There is one reality here though, as long as most of the US remains disconnected from service members they have no frame of reference and no real experience to draw upon regarding budgetary issues versus practical necessity in defense of the nation.
That will continue to make the military a convenient target, I’m not saying a draft would fix that I’m just saying when 0.5% of a population is invested in something and 99.5% is not there’s not a lot of historical precedent for the 99.5% to care much about what happens to the 0.5% even when that tiny minority is essential to the safety and welfare of the 99.5%.
If history has taught us anything it’s that majorities are notoriously selfish and democracies are routinely unprepared for war…I expect to see a continued piling on by other talking heads about the “military” benefit when budgets to the military are cut and personnel are reduced.
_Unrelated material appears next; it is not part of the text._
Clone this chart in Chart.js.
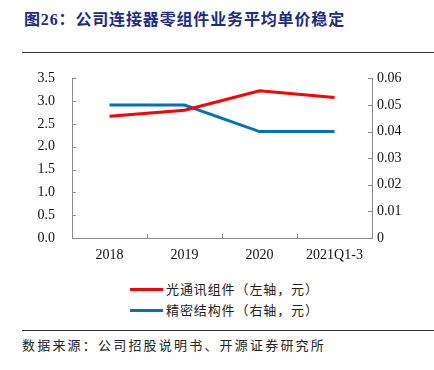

Those who dissent will be dismissed as war mongering cranks or chicken hawks…even if those dissenters have hundreds of years of history on their side.
@20 It sounds like we’re back to what Heinlein talked about in Starship Troopers again. Maybe it’s time to make military service a condition of citizenship.
He does seem to be a crappy strategic analyst, seeing as how his advice has been pretty much tried in Korea and how it failed utterly. As MgySgtRet said, though, Making the Corps was a very good book. It definitely does capture a lot of the essence of USMC boot camp, at least according to a USMC Sgt. Ret. I gave it to. I learned a lot from it. He’s got a pretty liberal ’90s view on the disconnect between the all-volunteer military and society that virtually nobody on this thread will not vehemently disagree with, but I recommend it anyway just for its description of USMC Parris Island. Maybe a case of a stopped clock but eh, I’d read it even so.